Li'l Ze's pathological desires dominate the film as he guns his way to the top, becoming king of Rio's warlords, who control an extended turf and the manufacture, distribution and sale of pot, cocaine, and other drugs. Only his rival Carrot continued to oppose him.

The tale, through all its chapters and spanning nearly two decades, is told by Rocket (as a late adolescent played by Alexandre Rodrigues). He seeks to stay straight, though when he does attempt to become a hood, he finds himself incapable of actually making use of his brother's gun. He really aspires to be a photographer. He begins with a small camera and documents the Groovies.  But it is his infatuation with the glorious Angelica (Karina Fakao) that starts him on the path to becoming a professional with the camera.
Rocket's friend Benny (Phellipe Haagensen), the only gangster in the film with any sense of humanity, is murdered at his own farewell bash - just before he and Angelica were going to leave the Cidade de Deus to farm, listen to music, read and smoke pot. Benny tells Li'l Ze he needs a woman, but he is so ugly and psychopathic that he can only purchase or rape one. At the party Benny says to Li'l Ze, "I love you, but I have had enough".

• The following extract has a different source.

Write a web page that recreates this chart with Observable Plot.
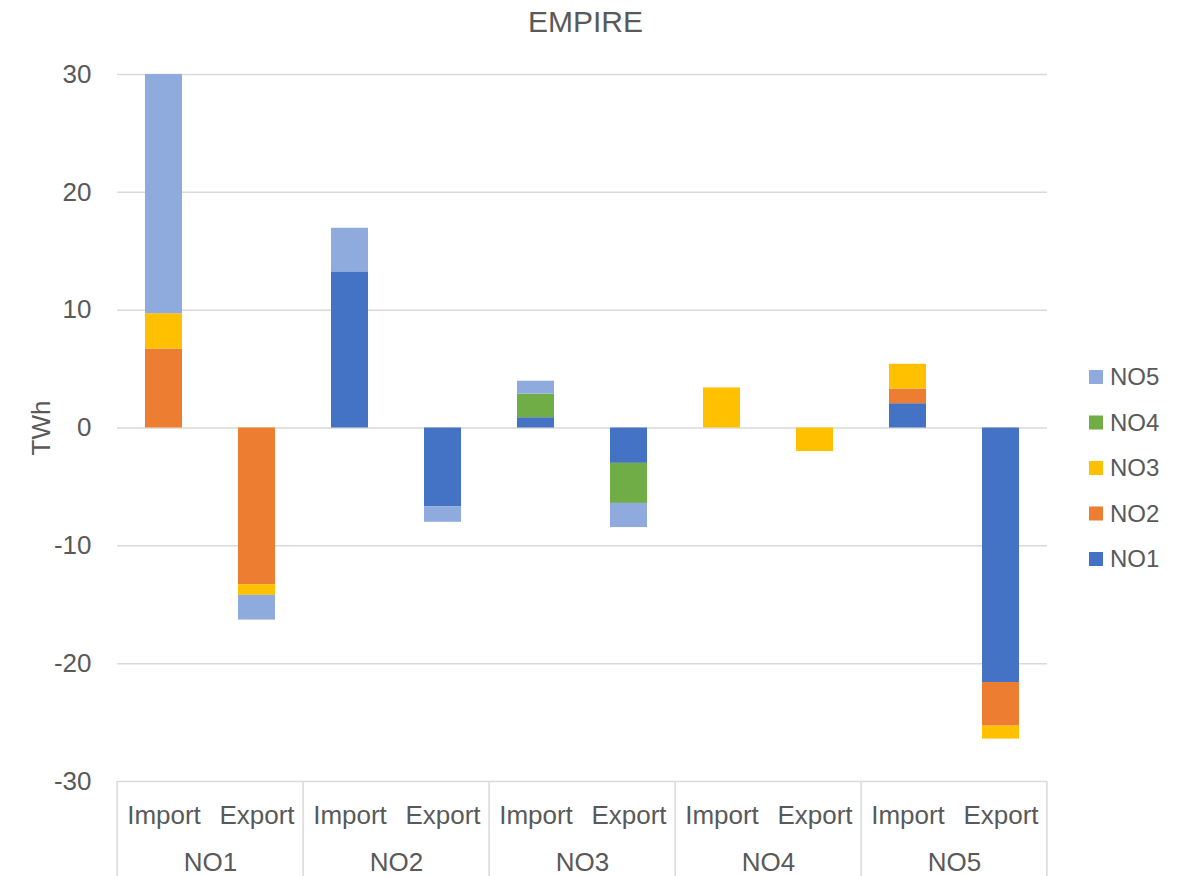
<!DOCTYPE html>
<html>
<head>
<meta charset="utf-8">
<script src="https://cdn.jsdelivr.net/npm/d3@7"></script>
<script src="https://cdn.jsdelivr.net/npm/@observablehq/plot@0.6"></script>
<style>
  html, body { margin: 0; padding: 0; background: #ffffff; }
  #chart svg { display: block; }
</style>
</head>
<body>
<div id="chart"></div>
<script>
// Price areas and flow directions along the x axis
const regions = ["NO1", "NO2", "NO3", "NO4", "NO5"];
const flows = ["Import", "Export"];

// Counterpart areas (stack series) and their colours
const series = ["NO1", "NO2", "NO3", "NO4", "NO5"];
const seriesColors = ["#4472C4", "#ED7D31", "#FFC000", "#70AD47", "#8FAADC"];

// TWh per bar, in order: NO1 Import, NO1 Export, NO2 Import, NO2 Export, ... NO5 Export
const fromNO1 = [0, 0, 13.25, -6.7, 0.87, -3.0, 0, 0, 2.06, -21.6];
const fromNO2 = [6.7, -13.3, 0, 0, 0, 0, 0, 0, 1.25, -3.7];
const fromNO3 = [3.0, -0.9, 0, 0, 0, 0, 3.4, -2.0, 2.1, -1.1];
const fromNO4 = [0, 0, 0, 0, 2.0, -3.4, 0, 0, 0, 0];
const fromNO5 = [20.3, -2.1, 3.7, -1.3, 1.1, -2.05, 0, 0, 0, 0];

const yTicks = [-30, -20, -10, 0, 10, 20, 30];
const title = "EMPIRE";
const yLabel = "TWh";

const valuesBySeries = [fromNO1, fromNO2, fromNO3, fromNO4, fromNO5];
const keys = regions.flatMap(r => flows.map(f => `${r} ${f}`));
const rows = [];
keys.forEach((key, i) => {
  series.forEach((s, j) => {
    const v = valuesBySeries[j][i];
    if (v !== 0) rows.push({key, series: s, value: v});
  });
});

const W = 1191, H = 876;
const mL = 117, mR = 144, mT = 74, mB = 95;
const step = (W - mL - mR) / keys.length;
const font = "'Liberation Sans', Arial, sans-serif";
const textColor = "#595959";
const gridColor = "#d9d9d9";
const labelSize = 26;

const chart = Plot.plot({
  width: W,
  height: H,
  marginLeft: mL,
  marginRight: mR,
  marginTop: mT,
  marginBottom: mB,
  style: {fontFamily: font, fontSize: `${labelSize}px`, color: textColor, background: "#ffffff"},
  x: {domain: keys, paddingInner: 0.6, paddingOuter: 0.3, axis: null},
  y: {domain: [-30, 30]},
  color: {domain: series, range: seriesColors},
  marks: [
    Plot.ruleY(yTicks, {stroke: gridColor, strokeWidth: 1.5}),
    Plot.barY(rows, Plot.stackY({order: series}, {x: "key", y: "value", fill: "series"})),
    Plot.axisY(yTicks, {
      tickSize: 0, tickPadding: 26, fontSize: labelSize,
      tickFormat: d => String(d),
      label: yLabel, labelAnchor: "center", labelArrow: "none", labelOffset: 86
    }),
    Plot.text(keys, {
      x: d => d, text: d => d.split(" ")[1],
      frameAnchor: "bottom", lineAnchor: "middle", dy: 34,
      fontSize: labelSize, fill: textColor
    }),
    Plot.text(regions, {
      x: r => `${r} Import`, text: d => d,
      frameAnchor: "bottom", lineAnchor: "middle", dy: 81, dx: step / 2,
      fontSize: labelSize, fill: textColor
    }),
    Plot.text([title], {frameAnchor: "top", lineAnchor: "middle", dy: -52, dx: 3, fontSize: 30, fill: textColor})
  ]
});

document.getElementById("chart").appendChild(chart);

// Group separators below the category axis, derived from the band scale
const svg = d3.select(chart);
const xs = chart.scale("x");
const ys = chart.scale("y");
const edge = xs.paddingOuter * xs.step;
const bounds = regions.map(r => xs.apply(`${r} Import`) - edge);
bounds.push(xs.apply(keys[keys.length - 1]) + xs.bandwidth + edge);
svg.append("g")
  .selectAll("line")
  .data(bounds)
  .join("line")
  .attr("x1", d => d).attr("x2", d => d)
  .attr("y1", ys.apply(-30)).attr("y2", H)
  .attr("stroke", gridColor)
  .attr("stroke-width", 1.5);

// Legend, top entry is the last series
const color = chart.scale("color");
const legendX = xs.range[1] + 42;
const legendTop = 377;
const rowGap = 45.5;
const legend = svg.append("g")
  .attr("font-family", font)
  .attr("font-size", 24)
  .attr("text-anchor", "start")
  .attr("fill", textColor);
series.slice().reverse().forEach((s, i) => {
  const cy = legendTop + i * rowGap;
  legend.append("rect")
    .attr("x", legendX).attr("y", cy - 7)
    .attr("width", 14).attr("height", 14)
    .attr("fill", color.apply(s));
  legend.append("text")
    .attr("x", legendX + 21).attr("y", cy)
    .attr("dy", "0.35em")
    .text(s);
});
</script>
</body>
</html>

The most disturbing element in this move is "The Runts", a gang of nine to 12-year-olds who turn into brutal killers. Little "Steak and Fries" (acted by Darlan Cunha) reveals the tragedy of these tortured souls when instructed by Li'l Ze to select which of his friends to execute.

After that the battle between Li'l Ze and Carrot escalates. Innocent people are drawn into the conflict. Eventually Rocket gets the camera Benny had wanted to give to him and with it takes pictures of Li'l Ze and his gang that make the front page of one of Rio's daily tabloids. Rocket fears his days are numbered, but instead discovers that Li'l Ze has a passion to be photographed and glories in the publicity and asks for more pictures.

Eventually Rocket moves from delivering newspapers to being a recognised trainee photographer for the paper, as he continues through his camera to catalogue the outrages of Li'l Ze.

City of God is two hours and 13 minutes long. It is rated 18+ as it contains extreme violence, expressive language and nudity. It was filmed in Rio de Janeiro, Brazil. It is in Portuguese with English subtitles. The director is Fernando Meirelles. The script is by Braulio Mantovani from the novel by Paulo Lins. The cinematographer is Cesar Charlone. The editor is Daniel Rezende.  The art director is Tule Peake. The music is by Ed Cortes and Antonio.